В сохранившемся деле Гавела в качестве задачи, которую госбезопасность ставила перед собой, недвусмысленно указывается «максимальное ограничение деятельности ГАВЕЛА после его вероятного освобождения из-под стражи»
[455]. Допросы же остальных подписантов «Хартии» необходимо было «вести с целью дискредитации Вацлава ГАВЕЛА, чтобы у этих лиц создалось впечатление, что сведения, имеющиеся на данный момент, получены из показаний ГАВЕЛА»
[456]. В этом Госбезопасность успеха явно не добилась.
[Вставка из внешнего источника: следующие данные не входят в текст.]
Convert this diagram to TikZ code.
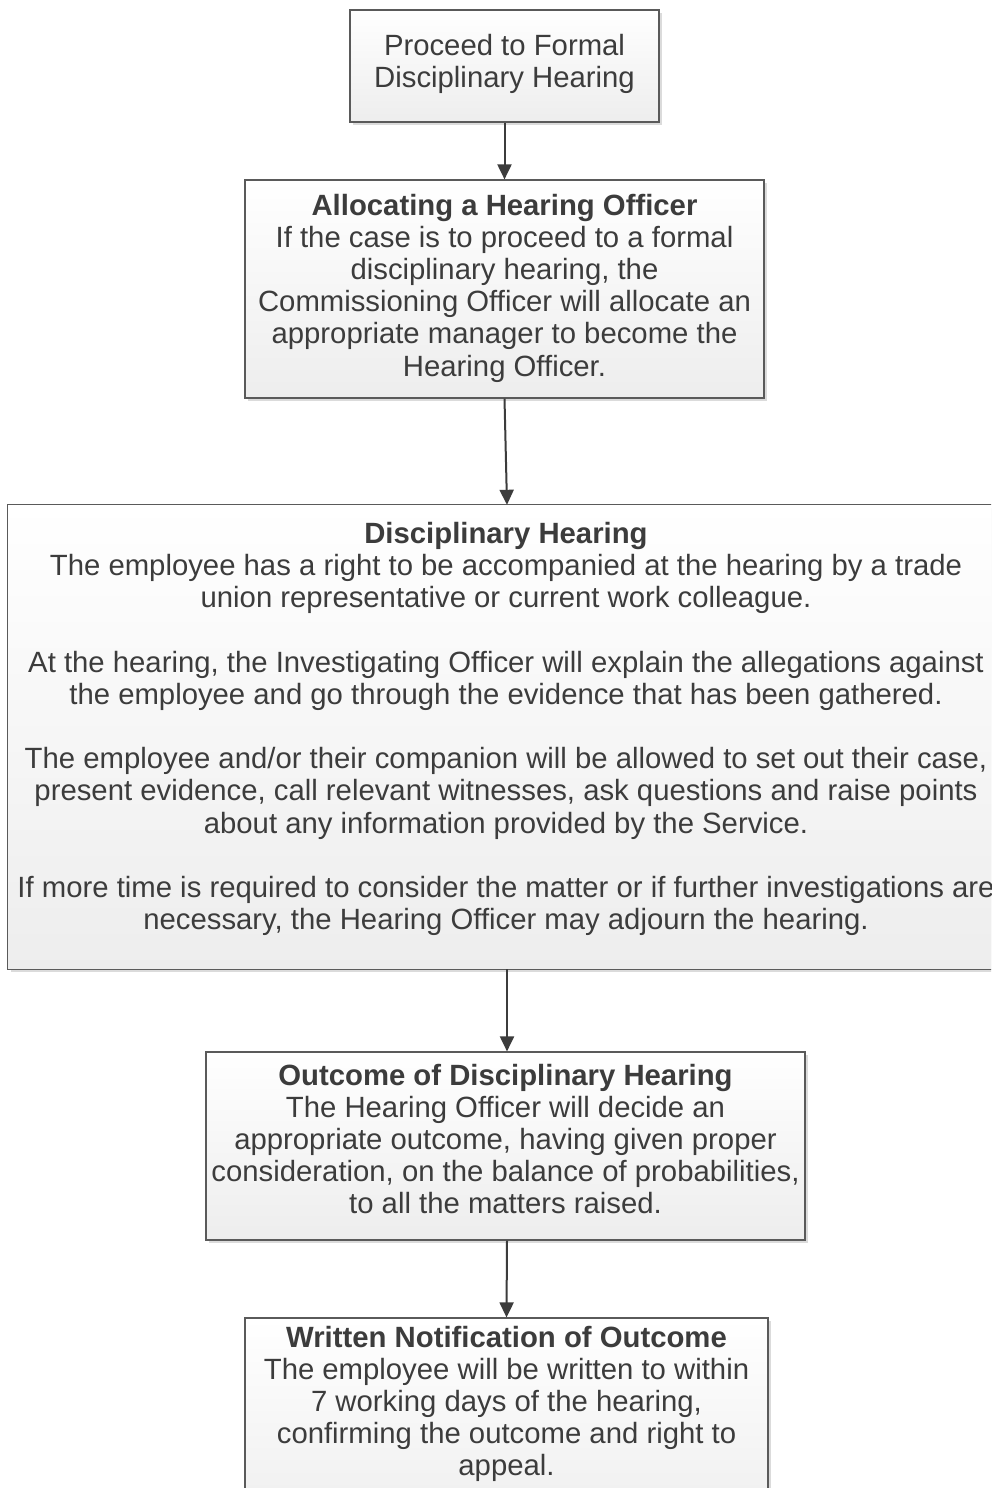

В течение последних пяти месяцев столько подписантов подверглось методам воздействия, угрозам и оговорам со стороны тайного «государства в государстве», что они без труда могли связать уступки Гавела с общим контекстом. Стоя перед выбором, верить Гавелу или ГБ, они выбирали Гавела.
Двадцать шестого мая «Хартия-77» в лице единственного оставшегося спикера Иржи Гаека обнародовала заявление, в котором выражалось полное понимание решения Гавела отказаться от роли спикера, а сообщения официальных средств массовой информации объявлялись «тенденциозными попытками запятнать репутацию честного человека»
[457]. Тем самым вся эта кампания имела очень скромные результаты: тех, кто счел отставку Гавела вынужденным актом заключенного, совершенным под давлением, она не убедила, а тех, кто и так видел в Гавеле воплощение дьявола, убеждать и не требовалось.